Я все-таки достала кувшин с элем и налила ей кружку. Принцесса отхлебнула несколько глотков, затем посмотрела на меня. Она снова была похожа на Елизавету времен заключения в Тауэре.

— Тебе-то что, — вздохнула она. — Ты же не узница. Ты даже не моя служанка. Ты можешь в любое время уехать отсюда. Теперь ты понадобилась королеве. Должно быть, в душе ты рада возвращению в Лондон. Снова увидишь своих друзей. Повеселишься в Виндзоре на свадьбе. Уверена, она наградит тебя новым камзолом и панталонами. Ты же — ее любимая игрушка. Девочка-мальчик. Будешь опять сидеть возле ее ног.

— Еще неизвестно. Королеве сейчас не до меня.

— Ханна, но ты же не можешь бросить меня, — заявила принцесса.

— Ваше высочество, моего желания не спрашивают. Если королева приказывает, я должна ехать.

— Но она же отправляла тебя быть моей компаньонкой.

— А теперь она требует меня к себе.

— Ханна!

Она чуть не плакала. Я опустилась на колени и заглянула ей в глаза. Эмоции у Елизаветы странным образом перемешивались с расчетливостью, и я редко угадывала, какая сторона ее характера движет ею сейчас.

— Ханна, у меня здесь только ты и Кэт. Этот идиот сэр Генри не в счет. Я совсем молодая. Я сейчас на пике своей красоты. Я научилась зрело рассуждать. И кто все это видит? Кто слышит мои рассуждения? Я — узница, окруженная бывшей нянькой, шутихой и идиотом.

— Думаю, вы едва ли будете скучать по шутихе, — сухо сказала я.

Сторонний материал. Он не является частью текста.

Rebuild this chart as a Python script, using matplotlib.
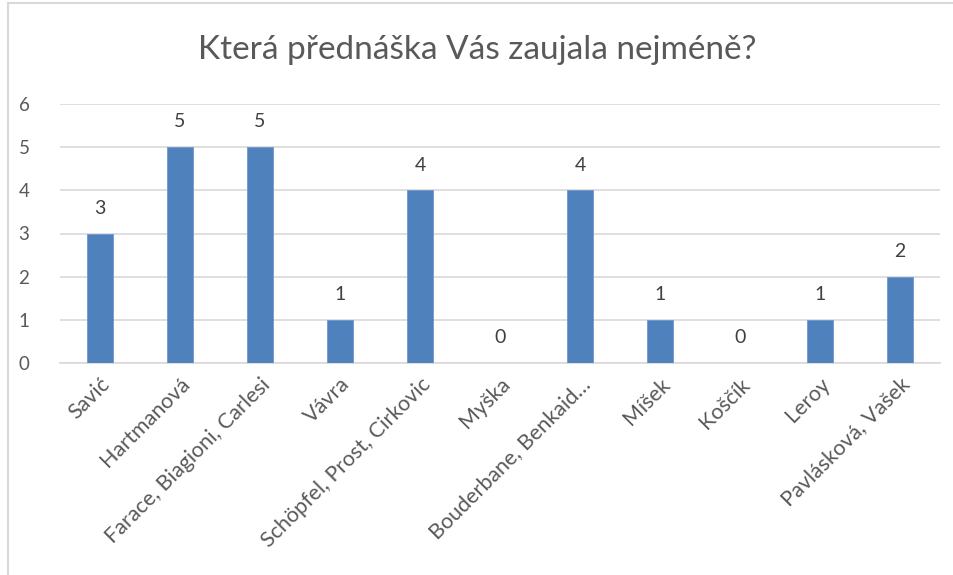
import matplotlib
matplotlib.use("Agg")
import matplotlib.pyplot as plt
from matplotlib.lines import Line2D

plt.rcParams['font.family'] = ['Lato', 'DejaVu Sans']

title = "Která přednáška Vás zaujala nejméně?"
categories = ["Savić", "Hartmanová", "Farace, Biagioni, Carlesi", "Vávra",
              "Schöpfel, Prost, Cirkovic", "Myška", "Bouderbane, Benkaid…",
              "Míšek", "Koščík", "Leroy", "Pavlásková, Vašek"]
values = [3, 5, 5, 1, 4, 0, 4, 1, 0, 1, 2]
yticks = [0, 1, 2, 3, 4, 5, 6]

W, H = 954, 575
fig = plt.figure(figsize=(W / 100, H / 100), dpi=100)
ax = fig.add_axes([60 / W, 1 - 363 / H, 880 / W, 259 / H])

x = list(range(len(categories)))
ax.bar(x, values, width=0.32, color="#4f81bd", edgecolor="#6d98cc", linewidth=0.6, zorder=3)
for xi, v in zip(x, values):
    ax.annotate(str(v), (xi, v), xytext=(0, 12), textcoords="offset points",
                ha="center", va="bottom", fontsize=14, color="#404040")

ax.set_xlim(-0.5, len(categories) - 0.5)
ax.set_ylim(0, 6)
ax.set_yticks(yticks)
ax.set_yticklabels([str(t) for t in yticks], fontsize=13.5, color="#595959")
ax.yaxis.grid(True, color="#d9d9d9", linewidth=1.2, zorder=0)
ax.set_axisbelow(True)
ax.set_xticks(x)
ax.set_xticklabels(categories, rotation=45, ha="right", va="top",
                   rotation_mode="anchor", fontsize=15.5, color="#595959")
ax.tick_params(axis="both", length=0)
ax.tick_params(axis="y", pad=22)
ax.tick_params(axis="x", pad=8)
for s in ["top", "right", "left"]:
    ax.spines[s].set_visible(False)
ax.spines["bottom"].set_color("#d9d9d9")
ax.spines["bottom"].set_linewidth(1.2)

fig.text(0.5, 1 - 50 / H, title, ha="center", va="center", fontsize=24, color="#595959")

# chart frame
fig.add_artist(Line2D([8 / W, 1], [1 - 2.5 / H, 1 - 2.5 / H], color="#d9d9d9", linewidth=1.5,
                      transform=fig.transFigure))
fig.add_artist(Line2D([8 / W, 8 / W], [0, 1 - 2.5 / H], color="#d9d9d9", linewidth=1.5,
                      transform=fig.transFigure))

fig.savefig("out.png", dpi=100)
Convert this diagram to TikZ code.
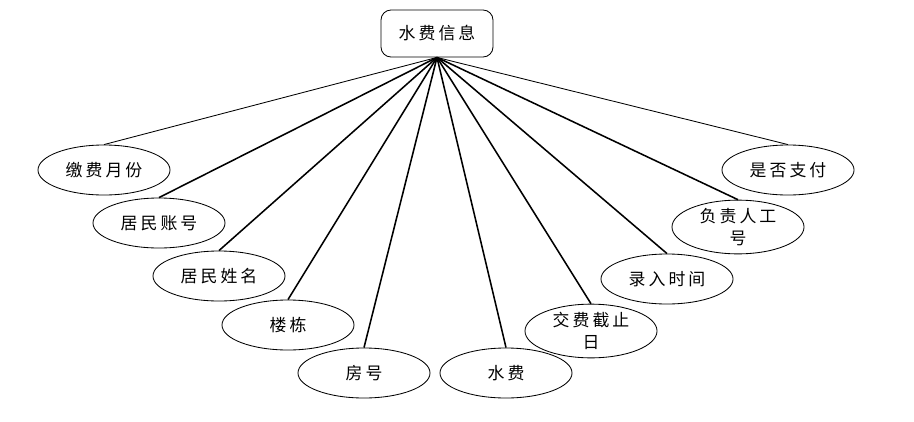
\documentclass[tikz,border=0pt]{standalone}
\usepackage{fontspec}
\setmainfont[LetterSpace=18]{Noto Sans CJK SC}
\usepackage{tikz}
\usetikzlibrary{shapes.geometric}

\begin{document}
\begin{tikzpicture}[
  x=0.025cm, y=-0.025cm,
  entity/.style={draw, rounded corners=0.25cm, minimum width=2.8cm, minimum height=1.175cm, inner sep=0pt, line width=0.6pt, font=\fontsize{12}{16}\selectfont},
  attr/.style={draw, ellipse, minimum width=3.3cm, minimum height=1.25cm, inner sep=0pt, align=center, line width=0.6pt, font=\fontsize{12}{16}\selectfont},
  link/.style={line width=1.1pt},
  thinlink/.style={line width=0.6pt}
]
\useasboundingbox (0,0) rectangle (914,421);

\node[entity] (info) at (437, 33.5) {水费信息};

\node[attr] (month) at (104, 170) {缴费月份};
\node[attr] (account) at (159, 223) {居民账号};
\node[attr] (name) at (219, 276) {居民姓名};
\node[attr] (building) at (288, 325) {楼栋};
\node[attr] (room) at (364, 373) {房号};
\node[attr] (fee) at (506, 373) {水费};
\node[attr] (deadline) at (591, 331) {交费截止\\日};
\node[attr] (entry) at (667, 279) {录入时间};
\node[attr] (staff) at (738, 227) {负责人工\\号};
\node[attr] (paid) at (788, 170) {是否支付};

\draw[thinlink] (info.south) -- (month.north);
\draw[link] (info.south) -- (account.north);
\draw[link] (info.south) -- (name.north);
\draw[link] (info.south) -- (building.north);
\draw[link] (info.south) -- (room.north);
\draw[link] (info.south) -- (fee.north);
\draw[link] (info.south) -- (deadline.north);
\draw[link] (info.south) -- (entry.north);
\draw[link] (info.south) -- (staff.north);
\draw[thinlink] (info.south) -- (paid.north);
\end{tikzpicture}
\end{document}
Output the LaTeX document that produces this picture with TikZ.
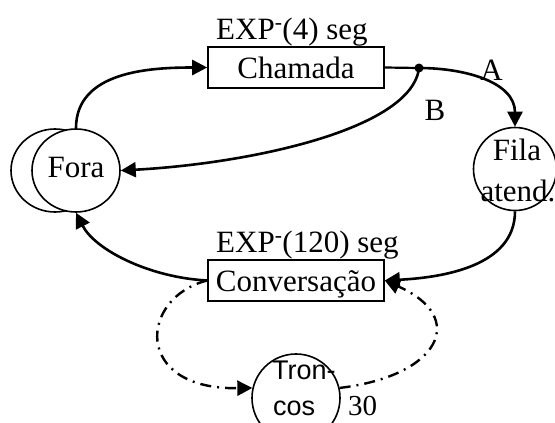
\documentclass[tikz,border=0pt]{standalone}
\usepackage{fontspec}
\setmainfont{Liberation Serif}
\newfontfamily\arialf{Liberation Sans}
\usetikzlibrary{arrows.meta,shapes.geometric}

\tikzset{
  txt/.style={inner sep=0pt, font=\fontsize{31}{40}\selectfont},
  boxnode/.style={draw, line width=1.6pt, rectangle, inner sep=0pt,
    minimum width=176pt, minimum height=41pt, text height=22pt, text depth=0pt,
    font=\fontsize{31}{40}\selectfont},
  statenode/.style={draw, line width=1.6pt, fill=white, inner sep=0pt},
  flow/.style={line width=2.6pt, -{Triangle[length=15pt,width=15pt]}},
  plainflow/.style={line width=2.2pt},
  dashflow/.style={line width=2.4pt, dash pattern=on 11pt off 6pt on 2pt off 6pt,
    -{Triangle[length=15pt,width=15pt]}},
}

\begin{document}
\begin{tikzpicture}[x=1pt, y=-1pt]
  \useasboundingbox (0,0) rectangle (555,423);
  \clip (0,0) rectangle (555,423);

  % states (circles) and activities (boxes)
  \node[statenode, ellipse, minimum width=88pt, minimum height=83pt] (foraback) at (55,170.5) {};
  \node[statenode, ellipse, minimum width=88pt, minimum height=83pt,
        text height=14.4pt, text depth=0pt, font=\fontsize{31}{40}\selectfont] (fora) at (76,170.5) {Fora};
  \node[statenode, circle, minimum size=83pt] (fila) at (515,169) {};
  \node[statenode, circle, minimum size=88pt] (tron) at (296,398) {};
  \node[boxnode] (cham) at (296,67.5) {Chamada};
  \node[boxnode] (conv) at (296,280.5) {Conversação};
  \node[circle, fill, inner sep=0pt, minimum size=9pt] (dot) at (419,68) {};

  % texts
  \node[txt, anchor=base west] (expa) at (216,39) {EXP\textsuperscript{-}(4) seg};
  \node[txt, anchor=base west] (expb) at (216,252) {EXP\textsuperscript{-}(120) seg};
  \node[txt, anchor=base] (filat) at (517,160) {Fila};
  \node[txt, anchor=base] (filab) at (518,201) {atend.};
  \node[txt, anchor=base west, font=\arialf\fontsize{27}{40}\selectfont] (trona) at (272,379) {Tron-};
  \node[txt, anchor=base west, font=\arialf\fontsize{27}{40}\selectfont] (tronb) at (273,415) {cos};
  \node[txt, anchor=base west, font=\fontsize{29}{40}\selectfont] (ntr) at (348,415) {30};
  \node[txt, anchor=base] (la) at (491.5,80) {A};
  \node[txt, anchor=base] (lb) at (435,120.7) {B};

  % flows
  \draw[flow] (fora.north) .. controls +(0,-57) and +(-57,0) .. (cham.west);
  \draw[plainflow] (cham.east) -- (dot.center);
  \draw[flow] (dot.center) .. controls +(45,0) and +(0,-45) .. (fila.north);
  \draw[flow] (dot.center) .. controls +(-7,61) and +(130,-7) .. (fora.east);
  \draw[flow] (fila.south) .. controls +(0,55) and +(58,-3) .. (conv.east);
  \draw[flow] (conv.west) .. controls +(-58,-3) and +(19,37) .. (fora.south);

  % trunk seizure and release
  \draw[dashflow] (conv.west) .. controls +(-68,17) and +(-120,2) .. (tron.167);
  \draw[dashflow] (tron.13) .. controls +(100,-12) and +(84,37) .. (conv.east);
\end{tikzpicture}
\end{document}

Я считала, что мои слова ее рассмешат, но в глазах принцессы блестели невыплаканные слезы.

— Я буду очень скучать по шутихе, — сказала она. — У меня нет друзей. Мне не с кем разговаривать. Обо мне некому заботиться.

Она встала.

— Идем со мной!

Мы прошли через ветхий, разваливающийся дворец. Дверь, висевшая на одной петле, вывела нас в сад. Принцесса оперлась на меня. Она и впрямь была очень слаба. Дорожки давным-давно заросли травой. Из всех канав торчали стебли крапивы. Мы шли по одичавшему саду, будто две немощные старухи, цепляющиеся друг за друга, чтобы не упасть. На мгновение я поверила в опасения принцессы. Мне показалось, что ей суждено окончить здесь свои дни. Это место доконает ее, и королеве незачем отправлять сюда палача.

Миновав ржавые ворота, мы вышли в большой фруктовый сад. Яблони в нем давно одичали, но продолжали исправно цвести. Сейчас их лепестки, будто снег, устилали траву. Усыпанные цветами ветви клонились к земле. Преобладающим цветом был белый с кремовым оттенком. Елизавета обвела глазами сад — нет ли кого рядом. Потом она притянула меня к себе.

— У нее есть еще один способ уничтожить меня, — тихо сказала Елизавета. — Если она родит сына, мне конец.

Она повернулась и пошла по траве. Влажные лепестки цеплялись к подолу ее измятого черного платья.

— Сын, — пробормотала она, даже здесь не решаясь говорить громко. — Проклятый сын от проклятого испанского принца! Проклятый католический сын! А что станет с Англией? Она превратится в караульную будку Испании! В испанскую марионетку! Моя Англия! Часть Испанской империи, послушная служанка, отдающаяся испанским интересам. Католические порядки, костры для еретиков. Вера и наследие моего отца будут вытоптаны и вырваны с корнем, не успев расцвести. Будь проклята эта королева! Пусть горит в аду вместе со своим сыночком!